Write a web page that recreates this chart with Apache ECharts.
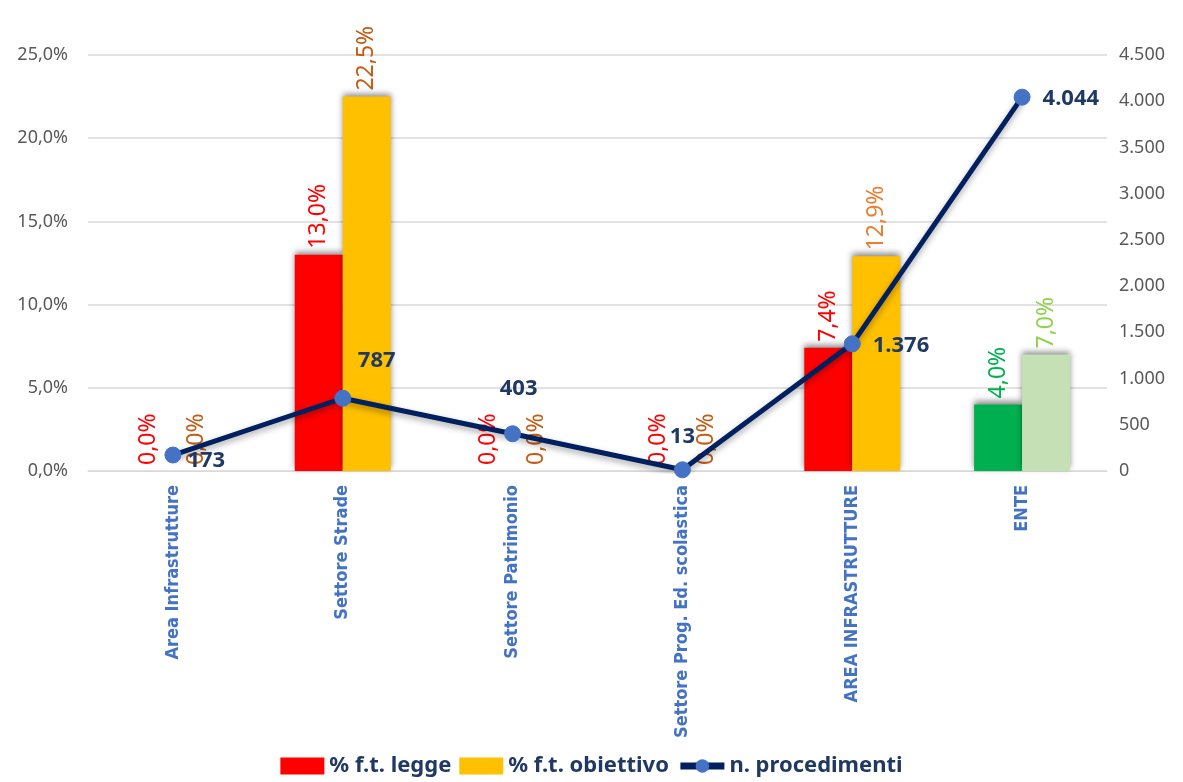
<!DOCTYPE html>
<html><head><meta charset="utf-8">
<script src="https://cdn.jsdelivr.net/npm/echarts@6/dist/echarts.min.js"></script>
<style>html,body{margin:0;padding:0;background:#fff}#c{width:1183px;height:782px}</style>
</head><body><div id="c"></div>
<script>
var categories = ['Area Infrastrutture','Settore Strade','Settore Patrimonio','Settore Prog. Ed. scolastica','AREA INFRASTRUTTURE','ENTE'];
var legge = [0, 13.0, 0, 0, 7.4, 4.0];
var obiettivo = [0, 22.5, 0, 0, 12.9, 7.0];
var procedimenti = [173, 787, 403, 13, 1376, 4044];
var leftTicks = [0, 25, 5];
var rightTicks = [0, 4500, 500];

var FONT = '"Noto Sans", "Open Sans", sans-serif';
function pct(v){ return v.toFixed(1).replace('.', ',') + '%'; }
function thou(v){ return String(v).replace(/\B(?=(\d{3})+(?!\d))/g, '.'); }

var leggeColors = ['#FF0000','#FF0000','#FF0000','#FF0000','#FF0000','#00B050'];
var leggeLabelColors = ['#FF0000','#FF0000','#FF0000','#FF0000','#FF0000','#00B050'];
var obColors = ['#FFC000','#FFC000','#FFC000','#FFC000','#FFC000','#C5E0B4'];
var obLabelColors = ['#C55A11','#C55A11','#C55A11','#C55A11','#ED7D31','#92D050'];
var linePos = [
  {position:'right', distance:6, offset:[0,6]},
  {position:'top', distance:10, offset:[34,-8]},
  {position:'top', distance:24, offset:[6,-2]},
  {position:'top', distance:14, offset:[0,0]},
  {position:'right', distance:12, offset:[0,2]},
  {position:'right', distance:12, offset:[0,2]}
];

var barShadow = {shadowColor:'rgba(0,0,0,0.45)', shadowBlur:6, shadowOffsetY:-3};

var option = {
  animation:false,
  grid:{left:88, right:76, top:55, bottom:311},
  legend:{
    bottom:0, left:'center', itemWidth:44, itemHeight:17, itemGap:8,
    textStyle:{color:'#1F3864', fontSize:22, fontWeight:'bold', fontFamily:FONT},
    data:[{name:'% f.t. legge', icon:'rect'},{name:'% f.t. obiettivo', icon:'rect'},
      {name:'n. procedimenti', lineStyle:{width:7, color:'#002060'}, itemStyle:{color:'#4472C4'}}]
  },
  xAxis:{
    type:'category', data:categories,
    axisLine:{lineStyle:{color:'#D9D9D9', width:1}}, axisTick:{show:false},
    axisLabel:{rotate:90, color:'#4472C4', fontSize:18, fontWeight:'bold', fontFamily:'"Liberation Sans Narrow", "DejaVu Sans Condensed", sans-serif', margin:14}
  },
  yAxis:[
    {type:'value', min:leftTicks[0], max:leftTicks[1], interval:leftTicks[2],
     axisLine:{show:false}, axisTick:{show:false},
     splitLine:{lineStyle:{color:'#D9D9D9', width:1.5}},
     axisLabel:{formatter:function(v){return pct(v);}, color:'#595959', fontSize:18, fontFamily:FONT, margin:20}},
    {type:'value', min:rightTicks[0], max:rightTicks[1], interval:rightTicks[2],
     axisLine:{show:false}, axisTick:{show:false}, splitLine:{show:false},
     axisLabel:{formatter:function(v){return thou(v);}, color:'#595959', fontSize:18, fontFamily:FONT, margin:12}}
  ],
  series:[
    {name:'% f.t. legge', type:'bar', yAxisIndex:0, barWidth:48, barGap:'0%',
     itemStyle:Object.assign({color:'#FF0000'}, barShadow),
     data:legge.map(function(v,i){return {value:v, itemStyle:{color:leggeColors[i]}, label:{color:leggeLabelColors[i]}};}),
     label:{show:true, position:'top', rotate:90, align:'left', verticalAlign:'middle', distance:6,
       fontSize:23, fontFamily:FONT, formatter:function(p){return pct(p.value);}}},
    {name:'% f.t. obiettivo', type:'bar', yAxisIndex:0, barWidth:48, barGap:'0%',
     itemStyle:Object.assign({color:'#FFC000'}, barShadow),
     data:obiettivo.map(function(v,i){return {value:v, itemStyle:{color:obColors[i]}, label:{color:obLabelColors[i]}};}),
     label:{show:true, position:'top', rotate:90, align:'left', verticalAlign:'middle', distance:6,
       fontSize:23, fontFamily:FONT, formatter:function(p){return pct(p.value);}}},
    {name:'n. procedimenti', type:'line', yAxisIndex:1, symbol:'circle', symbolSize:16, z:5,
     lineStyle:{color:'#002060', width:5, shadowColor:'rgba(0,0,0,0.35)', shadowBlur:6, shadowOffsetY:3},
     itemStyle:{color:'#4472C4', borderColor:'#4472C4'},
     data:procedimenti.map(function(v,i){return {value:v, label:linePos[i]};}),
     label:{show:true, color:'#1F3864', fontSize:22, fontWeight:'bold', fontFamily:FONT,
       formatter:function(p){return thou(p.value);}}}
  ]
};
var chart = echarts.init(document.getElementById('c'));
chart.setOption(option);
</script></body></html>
- - - - -
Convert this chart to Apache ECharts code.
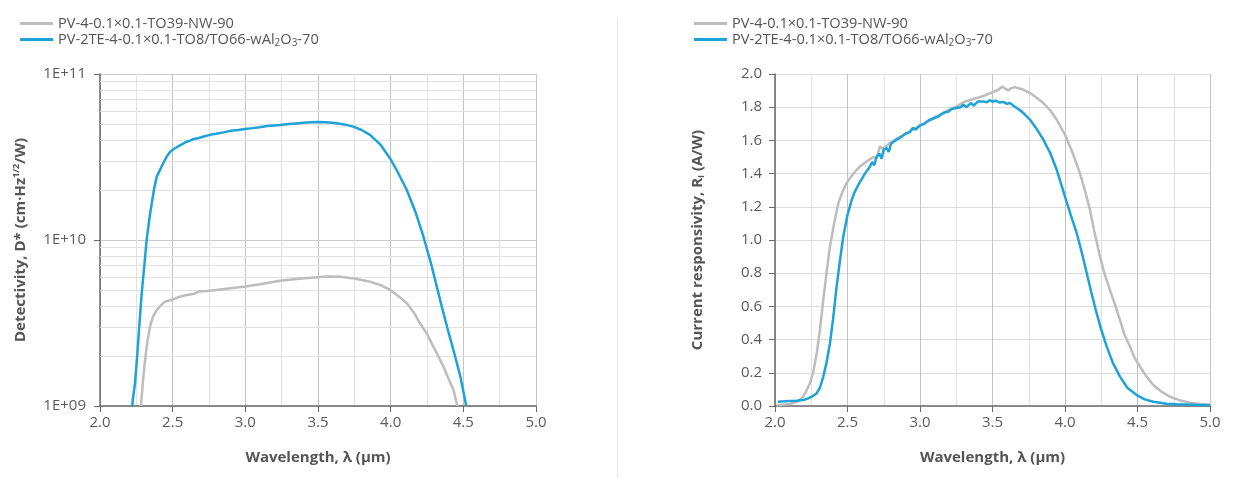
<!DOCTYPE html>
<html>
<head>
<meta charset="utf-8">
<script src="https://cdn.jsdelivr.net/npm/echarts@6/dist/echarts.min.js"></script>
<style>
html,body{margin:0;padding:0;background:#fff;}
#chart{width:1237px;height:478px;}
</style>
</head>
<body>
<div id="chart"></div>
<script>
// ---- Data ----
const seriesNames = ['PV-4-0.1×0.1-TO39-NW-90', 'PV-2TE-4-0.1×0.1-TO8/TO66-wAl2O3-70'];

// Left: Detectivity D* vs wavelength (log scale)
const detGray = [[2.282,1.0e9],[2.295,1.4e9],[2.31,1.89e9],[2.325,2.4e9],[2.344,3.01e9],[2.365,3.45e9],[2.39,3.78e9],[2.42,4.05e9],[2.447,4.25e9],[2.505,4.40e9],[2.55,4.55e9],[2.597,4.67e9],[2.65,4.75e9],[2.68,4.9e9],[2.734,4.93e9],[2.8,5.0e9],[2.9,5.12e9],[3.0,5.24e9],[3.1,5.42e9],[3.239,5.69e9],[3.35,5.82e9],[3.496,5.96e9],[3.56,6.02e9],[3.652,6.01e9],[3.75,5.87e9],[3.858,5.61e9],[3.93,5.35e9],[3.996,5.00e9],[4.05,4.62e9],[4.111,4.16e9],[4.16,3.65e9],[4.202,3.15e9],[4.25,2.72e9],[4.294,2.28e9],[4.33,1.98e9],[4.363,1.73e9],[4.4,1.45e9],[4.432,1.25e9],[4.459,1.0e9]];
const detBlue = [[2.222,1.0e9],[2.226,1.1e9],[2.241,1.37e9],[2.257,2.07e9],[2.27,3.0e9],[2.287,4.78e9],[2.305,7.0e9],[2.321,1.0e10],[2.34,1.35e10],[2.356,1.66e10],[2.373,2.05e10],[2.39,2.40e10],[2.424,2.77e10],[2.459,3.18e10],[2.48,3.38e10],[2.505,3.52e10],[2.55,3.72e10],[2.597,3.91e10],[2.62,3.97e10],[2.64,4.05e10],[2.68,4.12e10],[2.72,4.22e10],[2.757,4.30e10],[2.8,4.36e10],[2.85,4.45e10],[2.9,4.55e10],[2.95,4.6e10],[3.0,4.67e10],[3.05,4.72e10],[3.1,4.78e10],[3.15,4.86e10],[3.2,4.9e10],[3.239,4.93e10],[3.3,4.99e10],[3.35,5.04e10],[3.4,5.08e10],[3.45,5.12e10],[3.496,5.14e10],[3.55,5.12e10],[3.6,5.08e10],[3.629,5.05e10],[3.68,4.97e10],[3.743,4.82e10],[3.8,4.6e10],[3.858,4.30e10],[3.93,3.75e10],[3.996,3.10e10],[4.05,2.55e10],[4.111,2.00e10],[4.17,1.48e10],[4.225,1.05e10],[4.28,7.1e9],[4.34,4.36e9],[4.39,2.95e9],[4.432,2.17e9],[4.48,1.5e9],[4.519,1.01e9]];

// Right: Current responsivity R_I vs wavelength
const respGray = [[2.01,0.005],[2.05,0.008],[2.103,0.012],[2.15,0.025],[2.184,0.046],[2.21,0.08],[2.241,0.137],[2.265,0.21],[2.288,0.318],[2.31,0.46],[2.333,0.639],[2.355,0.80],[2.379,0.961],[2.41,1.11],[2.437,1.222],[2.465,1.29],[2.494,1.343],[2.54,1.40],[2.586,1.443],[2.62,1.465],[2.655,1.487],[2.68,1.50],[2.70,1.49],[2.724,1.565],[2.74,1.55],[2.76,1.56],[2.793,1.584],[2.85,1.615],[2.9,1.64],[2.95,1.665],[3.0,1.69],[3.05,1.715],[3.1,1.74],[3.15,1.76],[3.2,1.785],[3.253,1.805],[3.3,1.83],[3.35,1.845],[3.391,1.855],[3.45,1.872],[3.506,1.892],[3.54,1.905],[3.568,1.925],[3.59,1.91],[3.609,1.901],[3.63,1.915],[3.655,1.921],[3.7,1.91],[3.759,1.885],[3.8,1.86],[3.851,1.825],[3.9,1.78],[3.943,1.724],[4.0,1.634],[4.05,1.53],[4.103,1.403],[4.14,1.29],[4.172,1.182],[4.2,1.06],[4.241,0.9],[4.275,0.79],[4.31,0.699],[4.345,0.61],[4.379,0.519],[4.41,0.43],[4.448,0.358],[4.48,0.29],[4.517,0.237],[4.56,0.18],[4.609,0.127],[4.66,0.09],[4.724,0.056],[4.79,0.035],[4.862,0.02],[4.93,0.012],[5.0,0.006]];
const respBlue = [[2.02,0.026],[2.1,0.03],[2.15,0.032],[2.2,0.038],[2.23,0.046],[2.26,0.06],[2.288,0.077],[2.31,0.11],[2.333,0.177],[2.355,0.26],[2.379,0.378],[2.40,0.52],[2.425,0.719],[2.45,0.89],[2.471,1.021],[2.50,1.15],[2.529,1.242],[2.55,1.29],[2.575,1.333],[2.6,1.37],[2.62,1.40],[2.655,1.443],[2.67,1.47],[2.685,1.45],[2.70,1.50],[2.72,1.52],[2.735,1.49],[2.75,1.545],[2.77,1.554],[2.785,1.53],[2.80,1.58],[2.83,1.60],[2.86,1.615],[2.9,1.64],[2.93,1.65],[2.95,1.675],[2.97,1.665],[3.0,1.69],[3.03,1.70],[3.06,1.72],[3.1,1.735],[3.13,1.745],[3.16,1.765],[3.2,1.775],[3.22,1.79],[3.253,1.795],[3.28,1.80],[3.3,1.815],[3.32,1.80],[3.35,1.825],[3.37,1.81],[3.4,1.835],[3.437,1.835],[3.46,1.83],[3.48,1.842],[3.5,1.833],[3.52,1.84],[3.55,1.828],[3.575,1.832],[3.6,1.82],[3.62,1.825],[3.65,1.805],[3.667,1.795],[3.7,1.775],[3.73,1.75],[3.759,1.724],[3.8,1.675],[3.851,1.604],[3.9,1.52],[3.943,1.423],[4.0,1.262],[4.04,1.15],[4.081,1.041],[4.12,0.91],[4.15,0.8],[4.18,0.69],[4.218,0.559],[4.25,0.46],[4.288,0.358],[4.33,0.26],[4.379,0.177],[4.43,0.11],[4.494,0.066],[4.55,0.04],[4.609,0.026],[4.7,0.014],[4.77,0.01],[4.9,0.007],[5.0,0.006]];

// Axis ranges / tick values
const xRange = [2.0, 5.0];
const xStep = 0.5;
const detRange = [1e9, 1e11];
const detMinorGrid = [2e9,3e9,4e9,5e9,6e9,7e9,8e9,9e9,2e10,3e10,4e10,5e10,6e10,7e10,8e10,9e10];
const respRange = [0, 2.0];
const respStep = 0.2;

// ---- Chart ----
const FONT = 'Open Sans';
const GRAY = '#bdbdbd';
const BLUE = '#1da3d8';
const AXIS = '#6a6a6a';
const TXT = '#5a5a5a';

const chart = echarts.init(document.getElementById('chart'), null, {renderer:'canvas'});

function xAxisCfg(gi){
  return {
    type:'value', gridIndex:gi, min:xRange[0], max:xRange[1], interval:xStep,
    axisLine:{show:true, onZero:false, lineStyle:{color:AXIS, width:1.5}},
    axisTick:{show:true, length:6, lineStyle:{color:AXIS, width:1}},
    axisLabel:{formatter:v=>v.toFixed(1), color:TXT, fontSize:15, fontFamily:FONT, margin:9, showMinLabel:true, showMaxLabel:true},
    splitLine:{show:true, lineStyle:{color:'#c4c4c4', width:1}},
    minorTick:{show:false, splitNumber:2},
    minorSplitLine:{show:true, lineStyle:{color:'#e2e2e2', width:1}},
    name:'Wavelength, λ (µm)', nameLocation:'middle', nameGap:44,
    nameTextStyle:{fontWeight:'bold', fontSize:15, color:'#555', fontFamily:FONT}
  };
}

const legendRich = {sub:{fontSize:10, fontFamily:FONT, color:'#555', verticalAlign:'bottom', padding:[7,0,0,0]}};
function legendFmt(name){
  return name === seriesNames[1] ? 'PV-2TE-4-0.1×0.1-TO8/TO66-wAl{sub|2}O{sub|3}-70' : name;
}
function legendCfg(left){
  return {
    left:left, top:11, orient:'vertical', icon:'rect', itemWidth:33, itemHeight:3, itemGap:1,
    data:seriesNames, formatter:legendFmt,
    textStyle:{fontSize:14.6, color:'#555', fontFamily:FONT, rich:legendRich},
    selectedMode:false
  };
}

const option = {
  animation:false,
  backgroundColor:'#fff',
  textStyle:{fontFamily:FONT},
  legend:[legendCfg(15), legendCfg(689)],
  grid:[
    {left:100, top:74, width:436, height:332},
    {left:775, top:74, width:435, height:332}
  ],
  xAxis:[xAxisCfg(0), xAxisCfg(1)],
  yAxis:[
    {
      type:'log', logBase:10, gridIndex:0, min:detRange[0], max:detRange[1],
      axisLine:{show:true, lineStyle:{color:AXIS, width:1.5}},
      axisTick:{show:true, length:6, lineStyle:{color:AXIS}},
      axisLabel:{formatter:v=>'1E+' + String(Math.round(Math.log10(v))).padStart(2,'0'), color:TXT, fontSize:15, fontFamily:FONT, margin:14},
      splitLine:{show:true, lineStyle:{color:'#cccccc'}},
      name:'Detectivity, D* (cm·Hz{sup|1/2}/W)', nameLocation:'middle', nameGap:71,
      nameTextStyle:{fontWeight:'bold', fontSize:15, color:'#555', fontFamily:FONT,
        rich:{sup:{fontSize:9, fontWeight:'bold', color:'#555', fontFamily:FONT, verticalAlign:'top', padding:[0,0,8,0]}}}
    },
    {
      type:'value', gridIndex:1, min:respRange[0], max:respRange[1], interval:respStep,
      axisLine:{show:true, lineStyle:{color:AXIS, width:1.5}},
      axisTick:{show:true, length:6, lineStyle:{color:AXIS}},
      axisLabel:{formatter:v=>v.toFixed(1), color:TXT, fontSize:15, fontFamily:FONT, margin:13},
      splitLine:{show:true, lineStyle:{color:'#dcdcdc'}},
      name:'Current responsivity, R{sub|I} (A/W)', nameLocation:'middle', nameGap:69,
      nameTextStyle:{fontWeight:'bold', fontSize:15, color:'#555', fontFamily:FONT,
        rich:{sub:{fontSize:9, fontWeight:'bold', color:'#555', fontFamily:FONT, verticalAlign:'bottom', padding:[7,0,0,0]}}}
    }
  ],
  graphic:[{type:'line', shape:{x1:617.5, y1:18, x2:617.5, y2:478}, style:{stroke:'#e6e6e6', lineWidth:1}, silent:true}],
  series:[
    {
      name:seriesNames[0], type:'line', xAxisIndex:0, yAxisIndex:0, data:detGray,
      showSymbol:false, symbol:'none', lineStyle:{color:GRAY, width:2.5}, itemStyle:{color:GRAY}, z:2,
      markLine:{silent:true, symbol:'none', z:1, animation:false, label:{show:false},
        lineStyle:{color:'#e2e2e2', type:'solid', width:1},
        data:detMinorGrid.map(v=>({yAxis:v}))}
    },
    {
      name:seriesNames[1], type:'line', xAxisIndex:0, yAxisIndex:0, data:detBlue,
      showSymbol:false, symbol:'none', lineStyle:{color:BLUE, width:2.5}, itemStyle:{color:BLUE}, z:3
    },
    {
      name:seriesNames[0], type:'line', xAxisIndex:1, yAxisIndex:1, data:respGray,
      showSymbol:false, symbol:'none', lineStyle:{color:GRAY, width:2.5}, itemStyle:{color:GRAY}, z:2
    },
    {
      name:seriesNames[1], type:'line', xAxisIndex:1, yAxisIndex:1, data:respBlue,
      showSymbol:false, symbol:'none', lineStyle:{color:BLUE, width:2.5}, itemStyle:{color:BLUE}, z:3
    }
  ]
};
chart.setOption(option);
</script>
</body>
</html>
- - - - -
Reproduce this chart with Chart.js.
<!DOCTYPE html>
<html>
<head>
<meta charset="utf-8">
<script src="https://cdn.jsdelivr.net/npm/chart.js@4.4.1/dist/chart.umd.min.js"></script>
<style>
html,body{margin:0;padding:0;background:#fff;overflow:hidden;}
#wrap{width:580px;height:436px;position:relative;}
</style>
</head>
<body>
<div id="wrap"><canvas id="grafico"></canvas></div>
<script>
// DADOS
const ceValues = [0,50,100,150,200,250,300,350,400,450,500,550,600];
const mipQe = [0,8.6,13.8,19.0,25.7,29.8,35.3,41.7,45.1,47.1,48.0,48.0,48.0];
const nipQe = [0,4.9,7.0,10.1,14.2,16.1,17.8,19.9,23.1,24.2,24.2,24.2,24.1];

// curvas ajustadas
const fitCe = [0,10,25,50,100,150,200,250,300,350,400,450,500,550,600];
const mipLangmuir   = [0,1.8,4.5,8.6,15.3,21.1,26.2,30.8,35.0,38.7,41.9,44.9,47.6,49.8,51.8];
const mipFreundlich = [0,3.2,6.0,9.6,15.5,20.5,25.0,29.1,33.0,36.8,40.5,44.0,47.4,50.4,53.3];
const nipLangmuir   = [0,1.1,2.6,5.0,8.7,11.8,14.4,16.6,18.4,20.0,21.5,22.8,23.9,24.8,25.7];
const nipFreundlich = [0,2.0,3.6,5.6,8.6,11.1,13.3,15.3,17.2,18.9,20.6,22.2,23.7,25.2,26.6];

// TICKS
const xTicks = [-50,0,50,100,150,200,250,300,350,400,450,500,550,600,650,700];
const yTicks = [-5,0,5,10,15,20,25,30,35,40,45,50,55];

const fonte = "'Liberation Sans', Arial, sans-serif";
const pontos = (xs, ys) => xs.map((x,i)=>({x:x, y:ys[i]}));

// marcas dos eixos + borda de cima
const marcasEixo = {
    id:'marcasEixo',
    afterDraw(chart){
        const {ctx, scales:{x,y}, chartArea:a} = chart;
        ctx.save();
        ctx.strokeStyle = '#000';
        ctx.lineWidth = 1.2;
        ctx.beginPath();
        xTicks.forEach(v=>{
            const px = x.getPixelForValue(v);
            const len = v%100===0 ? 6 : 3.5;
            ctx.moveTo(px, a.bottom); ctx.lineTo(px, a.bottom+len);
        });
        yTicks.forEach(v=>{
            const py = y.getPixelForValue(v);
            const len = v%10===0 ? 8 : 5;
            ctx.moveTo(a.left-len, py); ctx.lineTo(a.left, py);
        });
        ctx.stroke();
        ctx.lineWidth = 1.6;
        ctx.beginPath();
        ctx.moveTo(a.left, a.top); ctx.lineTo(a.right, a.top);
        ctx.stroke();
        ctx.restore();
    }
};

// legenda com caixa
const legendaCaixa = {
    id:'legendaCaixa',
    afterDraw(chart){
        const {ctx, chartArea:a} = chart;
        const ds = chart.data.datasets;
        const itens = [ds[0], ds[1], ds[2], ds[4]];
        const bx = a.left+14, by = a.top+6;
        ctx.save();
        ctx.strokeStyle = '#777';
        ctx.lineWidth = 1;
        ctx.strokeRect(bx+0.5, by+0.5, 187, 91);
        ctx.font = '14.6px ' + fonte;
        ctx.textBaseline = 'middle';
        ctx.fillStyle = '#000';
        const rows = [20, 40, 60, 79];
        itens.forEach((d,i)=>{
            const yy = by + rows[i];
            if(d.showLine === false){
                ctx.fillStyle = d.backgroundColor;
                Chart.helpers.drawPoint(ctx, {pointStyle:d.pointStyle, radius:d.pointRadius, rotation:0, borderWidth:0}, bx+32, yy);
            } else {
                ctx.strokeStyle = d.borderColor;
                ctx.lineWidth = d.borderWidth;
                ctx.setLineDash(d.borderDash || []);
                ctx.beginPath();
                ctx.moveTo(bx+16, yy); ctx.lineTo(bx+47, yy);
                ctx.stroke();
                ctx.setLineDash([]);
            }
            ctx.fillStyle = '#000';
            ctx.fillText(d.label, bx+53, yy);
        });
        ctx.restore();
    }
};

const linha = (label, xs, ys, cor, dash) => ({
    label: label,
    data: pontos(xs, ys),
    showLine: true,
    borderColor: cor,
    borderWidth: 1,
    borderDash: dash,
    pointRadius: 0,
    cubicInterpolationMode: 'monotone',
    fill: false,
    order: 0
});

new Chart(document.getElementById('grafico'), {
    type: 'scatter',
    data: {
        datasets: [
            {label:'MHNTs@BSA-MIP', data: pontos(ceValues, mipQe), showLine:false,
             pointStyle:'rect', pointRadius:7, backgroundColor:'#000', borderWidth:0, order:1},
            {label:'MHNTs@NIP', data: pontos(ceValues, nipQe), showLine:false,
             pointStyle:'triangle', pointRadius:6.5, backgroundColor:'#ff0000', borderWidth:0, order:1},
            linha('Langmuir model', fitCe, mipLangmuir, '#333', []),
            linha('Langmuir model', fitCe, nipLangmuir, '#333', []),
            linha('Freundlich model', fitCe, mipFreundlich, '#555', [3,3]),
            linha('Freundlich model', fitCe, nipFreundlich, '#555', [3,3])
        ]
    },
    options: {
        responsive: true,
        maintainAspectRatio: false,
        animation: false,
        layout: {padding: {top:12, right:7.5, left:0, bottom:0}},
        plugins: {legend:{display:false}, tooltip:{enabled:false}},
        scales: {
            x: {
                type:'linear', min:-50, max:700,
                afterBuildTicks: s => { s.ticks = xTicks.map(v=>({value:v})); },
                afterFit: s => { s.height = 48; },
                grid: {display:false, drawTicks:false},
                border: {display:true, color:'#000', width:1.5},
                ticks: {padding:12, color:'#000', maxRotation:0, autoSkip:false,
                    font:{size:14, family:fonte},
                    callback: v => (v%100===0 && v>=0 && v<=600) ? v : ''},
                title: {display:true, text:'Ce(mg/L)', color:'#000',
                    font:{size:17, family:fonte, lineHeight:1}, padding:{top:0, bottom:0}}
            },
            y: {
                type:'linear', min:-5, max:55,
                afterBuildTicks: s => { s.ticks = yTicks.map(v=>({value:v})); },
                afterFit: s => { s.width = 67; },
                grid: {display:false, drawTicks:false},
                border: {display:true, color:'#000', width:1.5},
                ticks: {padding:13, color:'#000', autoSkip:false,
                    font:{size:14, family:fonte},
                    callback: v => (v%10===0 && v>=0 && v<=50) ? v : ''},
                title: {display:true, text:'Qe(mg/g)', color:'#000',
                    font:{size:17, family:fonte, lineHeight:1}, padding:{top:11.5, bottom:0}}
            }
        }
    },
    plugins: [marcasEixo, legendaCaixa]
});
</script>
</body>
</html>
- - - - -
Look above for lines with the word "this" and copy them all.

Write a web page that recreates this chart with Apache ECharts.
Convert this chart to Apache ECharts code.
Reproduce this chart with Chart.js.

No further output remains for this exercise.